■ What is required
Output the full listing below exactly, without the pictures.

■ Data excerpt
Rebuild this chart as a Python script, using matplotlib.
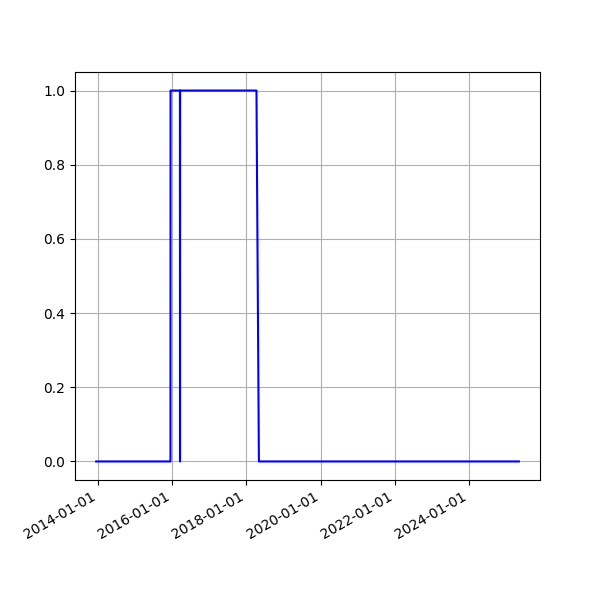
"""Binary state timeline."""

import matplotlib
matplotlib.use("Agg")
import matplotlib.pyplot as plt
import matplotlib.dates as mdates
import pandas as pd

# points where the state changes
dates = [
    "2013-12-16", "2015-12-17", "2015-12-18", "2016-03-19",
    "2016-03-20", "2016-03-21", "2018-04-11", "2018-05-05", "2025-05-05",
]
state = [0, 0, 1, 1, 0, 1, 1, 0, 0]

t = pd.to_datetime(dates)

fig, ax = plt.subplots(figsize=(6, 6), dpi=100)
ax.plot(t, state, color="blue")
ax.xaxis.set_major_locator(mdates.YearLocator(2))
ax.xaxis.set_major_formatter(mdates.DateFormatter("%Y-%m-%d"))
ax.grid(True)
fig.autofmt_xdate()

fig.savefig("out.png", dpi=100)
plt.close(fig)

■ Written answer
Rebuild this chart as a Python script, using matplotlib.
"""Binary state timeline."""

import matplotlib
matplotlib.use("Agg")
import matplotlib.pyplot as plt
import matplotlib.dates as mdates
import pandas as pd

# points where the state changes
dates = [
    "2013-12-16", "2015-12-17", "2015-12-18", "2016-03-19",
    "2016-03-20", "2016-03-21", "2018-04-11", "2018-05-05", "2025-05-05",
]
state = [0, 0, 1, 1, 0, 1, 1, 0, 0]

t = pd.to_datetime(dates)

fig, ax = plt.subplots(figsize=(6, 6), dpi=100)
ax.plot(t, state, color="blue")
ax.xaxis.set_major_locator(mdates.YearLocator(2))
ax.xaxis.set_major_formatter(mdates.DateFormatter("%Y-%m-%d"))
ax.grid(True)
fig.autofmt_xdate()

fig.savefig("out.png", dpi=100)
plt.close(fig)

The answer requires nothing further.